Since we do have quite a bit of mass in Sofirn’s design it might take 3 to 4 minutes before the fins start to get hot enough to effectively start transfering heat.
There will be no way a light this size will be able to sustain 5,000+ lumen/100+ watts continously. It will have to step down in power. We might get 3,000 to 4,000 lumen continously, but we won’t know for sure until we try.
I would like to hear from Sofirns designer/engineers on why they made the decisions they did. If they have degrees in thermodynamics and understand how much heat will be generated by this led then they probably made the right choices. We are basically amateur scientists after all.
On the other hand, it’s possible their designer/engineers don’t have degrees in Thermodynamics. In which case, maybe we can show them a thing or two about improving their design.
Sorry for being rude, but what’s the point of this light then?
Might as well buy the s70 if it does not perform better.
I think you are exaggerating. The heat path is not horrible. It’s not ideal, but not horrible. In fact, it’s pretty typical.
Existing lights seem to do pretty well thermally. There always has to be certain compromises between form and function. Just look back when Sofirn showed us the plunger shaped head. This made more sense thermally because it had even more surface area than the stepped design. Unfortunately form won out with people saying the plunger design looked ugly and the stepped design looking nicer.
Even the high end companies such as Acebeam and Nitecore, etc… know they have to find a good compromise if they want the product to sell.
There is always a penalty. I know they are already concerned about the weight of the head making the light unbalanced. There may be other reasons such as the raw material costs going up, shipping costs going up, machining time going up, etc… They also may not want to spend a lot of extra time tweaking things to get a little better thermal performance. Maybe we can convince them to change a few things to get a better product.
The reflector ridge is necessary for the machining process. Perhaps we can convince them to leave some extra material where the weight distribution penalty is not great.
Yes, but they look nice. 
These are the basics of conduction. In theory you want the freest flowing path possible, but in the real world it’s not necessary. It’s not exactly like water where a bottleneck can really hurt the flow. With the medium of aluminium, bottlenecks are only minor slowdowns.

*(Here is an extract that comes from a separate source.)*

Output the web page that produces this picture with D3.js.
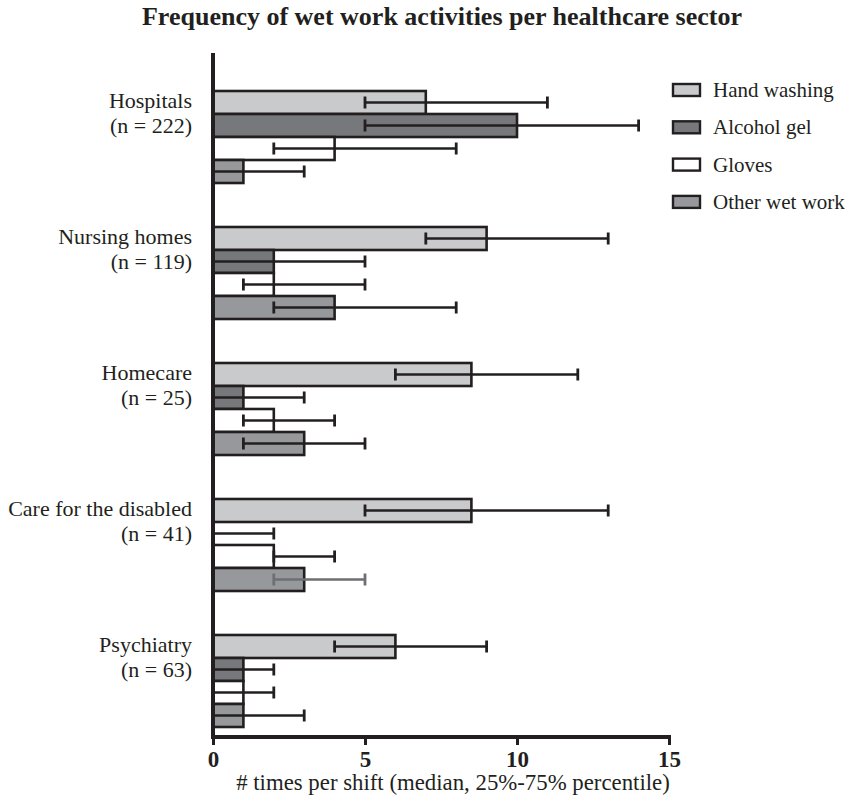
<!DOCTYPE html>
<html>
<head>
<meta charset="utf-8">
<script src="https://cdn.jsdelivr.net/npm/d3@7"></script>
<style>
  html, body { margin: 0; padding: 0; background: #fff; }
  svg { display: block; }
  text { font-family: "Liberation Serif", "Times New Roman", serif; fill: #231f20; }
</style>
</head>
<body>
<svg id="chart" width="851" height="801"></svg>
<script>
// Healthcare sectors and number of respondents
const sectors = ["Hospitals", "Nursing homes", "Homecare", "Care for the disabled", "Psychiatry"];
const respondents = [222, 119, 25, 41, 63];

// Wet work activities
const activities = ["Hand washing", "Alcohol gel", "Gloves", "Other wet work"];

// Median times per shift, with 25th and 75th percentiles (one entry per sector)
const handWashingMedian = [7, 9, 8.5, 8.5, 6];
const handWashingP25 = [5, 7, 6, 5, 4];
const handWashingP75 = [11, 13, 12, 13, 9];

const alcoholGelMedian = [10, 2, 1, 0, 1];
const alcoholGelP25 = [5, 0, 0, 0, 0];
const alcoholGelP75 = [14, 5, 3, 2, 2];

const glovesMedian = [4, 2, 2, 2, 1];
const glovesP25 = [2, 1, 1, 2, 0];
const glovesP75 = [8, 5, 4, 4, 2];

const otherMedian = [1, 4, 3, 3, 1];
const otherP25 = [0, 2, 1, 2, 0];
const otherP75 = [3, 8, 5, 5, 3];

const xTicks = [0, 5, 10, 15];

const fills = {
  "Hand washing": "#c9cacc",
  "Alcohol gel": "#77787b",
  "Gloves": "#ffffff",
  "Other wet work": "#97989b"
};
const ink = "#231f20";

const seriesValues = {
  "Hand washing": [handWashingMedian, handWashingP25, handWashingP75],
  "Alcohol gel": [alcoholGelMedian, alcoholGelP25, alcoholGelP75],
  "Gloves": [glovesMedian, glovesP25, glovesP75],
  "Other wet work": [otherMedian, otherP25, otherP75]
};

const rows = [];
sectors.forEach((s, i) => {
  activities.forEach(a => {
    const [m, lo, hi] = seriesValues[a];
    rows.push({ sector: s, activity: a, median: m[i], p25: lo[i], p75: hi[i] });
  });
});

const svg = d3.select("#chart");

const x = d3.scaleLinear().domain([0, 15]).range([213, 669]);
const y = d3.scaleBand().domain(sectors).range([69, 749])
  .paddingInner(0.3235).paddingOuter(0.1618);
const ySub = d3.scaleBand().domain(activities).range([0, y.bandwidth()]);

// Title
svg.append("text")
  .attr("x", 442).attr("y", 25)
  .attr("text-anchor", "middle")
  .attr("font-size", 26).attr("font-weight", "bold")
  .text("Frequency of wet work activities per healthcare sector");

// Bars
const groups = svg.append("g").selectAll("g")
  .data(sectors).join("g")
  .attr("transform", d => `translate(0,${y(d)})`);

groups.selectAll("rect")
  .data(s => rows.filter(r => r.sector === s && r.median > 0))
  .join("rect")
  .attr("x", x(0))
  .attr("y", d => ySub(d.activity))
  .attr("width", d => x(d.median) - x(0))
  .attr("height", ySub.bandwidth())
  .attr("fill", d => fills[d.activity])
  .attr("stroke", ink)
  .attr("stroke-width", 2.6);

// Interquartile whiskers
const capH = 12;
const whiskers = groups.selectAll("g.whisker")
  .data(s => rows.filter(r => r.sector === s))
  .join("g")
  .attr("class", "whisker")
  .attr("stroke", d => (d.sector === "Care for the disabled" && d.activity === "Other wet work") ? "#6e6f72" : ink)
  .attr("transform", d => `translate(0,${ySub(d.activity) + ySub.bandwidth() / 2})`);

whiskers.append("line")
  .attr("x1", d => x(d.p25)).attr("x2", d => x(d.p75))
  .attr("y1", 0).attr("y2", 0)
  .attr("stroke-width", 2.4);
whiskers.append("line")
  .attr("x1", d => x(d.p75)).attr("x2", d => x(d.p75))
  .attr("y1", -capH / 2).attr("y2", capH / 2)
  .attr("stroke-width", 2.8);
whiskers.filter(d => d.p25 > 0).append("line")
  .attr("x1", d => x(d.p25)).attr("x2", d => x(d.p25))
  .attr("y1", -capH / 2).attr("y2", capH / 2)
  .attr("stroke-width", 2.8);

// X axis
const xAxis = svg.append("g")
  .attr("transform", "translate(0,737)")
  .call(d3.axisBottom(x).tickValues(xTicks).tickSize(8).tickSizeOuter(0).tickPadding(4));
xAxis.select(".domain").attr("stroke", ink).attr("stroke-width", 4)
  .attr("d", `M${x(0) - 2},0H${x(15) + 2}`);
xAxis.selectAll(".tick line").attr("stroke", ink).attr("stroke-width", 3);
xAxis.selectAll(".tick text")
  .attr("font-family", "Liberation Serif, Times New Roman, serif")
  .attr("font-size", 23).attr("font-weight", "bold").attr("fill", ink)
  .attr("dy", "0.78em");

svg.append("text")
  .attr("x", 453).attr("y", 790)
  .attr("text-anchor", "middle")
  .attr("font-size", 22.8)
  .text("# times per shift (median, 25%-75% percentile)");

// Y axis line
svg.append("line")
  .attr("x1", x(0)).attr("x2", x(0))
  .attr("y1", 53).attr("y2", 739)
  .attr("stroke", ink).attr("stroke-width", 4);

// Sector labels
const labels = svg.append("g").selectAll("text")
  .data(sectors).join("text")
  .attr("x", 192)
  .attr("y", d => y(d) + 17)
  .attr("text-anchor", "end")
  .attr("font-size", 22);
labels.append("tspan").attr("x", 192).text(d => d);
labels.append("tspan").attr("x", 192).attr("dy", 25)
  .text((d, i) => `(n = ${respondents[i]})`);

// Legend
const legend = svg.append("g").selectAll("g")
  .data(activities).join("g")
  .attr("transform", (d, i) => `translate(673,${84 + i * 37.3})`);
legend.append("rect")
  .attr("width", 27).attr("height", 12)
  .attr("fill", d => fills[d])
  .attr("stroke", ink).attr("stroke-width", 2.4);
legend.append("text")
  .attr("x", 40).attr("y", 13)
  .attr("font-size", 21)
  .text(d => d);
</script>
</body>
</html>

We already have the best conduction from the led by using a large DTP copper mcpcb which transfers the heat quickly into the shelf. The shelf and everything around it has great thermal mass. A lot of lights don’t even have such good thermal designs.
Also, it really isn’t Sofirns goal to make the best thermodynamically designed light. They want sales and to make profit. They have to keep costs down as much as they can so maybe we can convince them to make improvements in a few certain areas.
Why do you say it will not perform better?
It is better in many areas. Much higher output, much higher throw distance, much better UI. All for a great price. No modding necessary. :+1:
Costs? Remove less material saving machining time. Costs lowered. That’s all. Every time we want something like stainless bezel people tell they will pay more if it is happening. I will pay more a light with the best possibble heat sinking and stainless bezel……
If this make as it is I will pay 65$ max but with better design and stainless bezel I will pay 75$ or more.
BLF lights mostly about performance and if that is great then have a reasonably good price beside what we get.
This was decided long ago.
I have tested my L6 both with and bypassing the rear switch. I get the exact same output in lumens. My light draws 17A and I’ve had the FET driver in it a year. I’ve had the light almost 2 years and I use it daily at work. Whatever switch Simon used in the L6 is a really good one. I don’t know if Sofirn will use the same exact switch or not, but at least we know there are good switches out there that can hold up to severe abuse.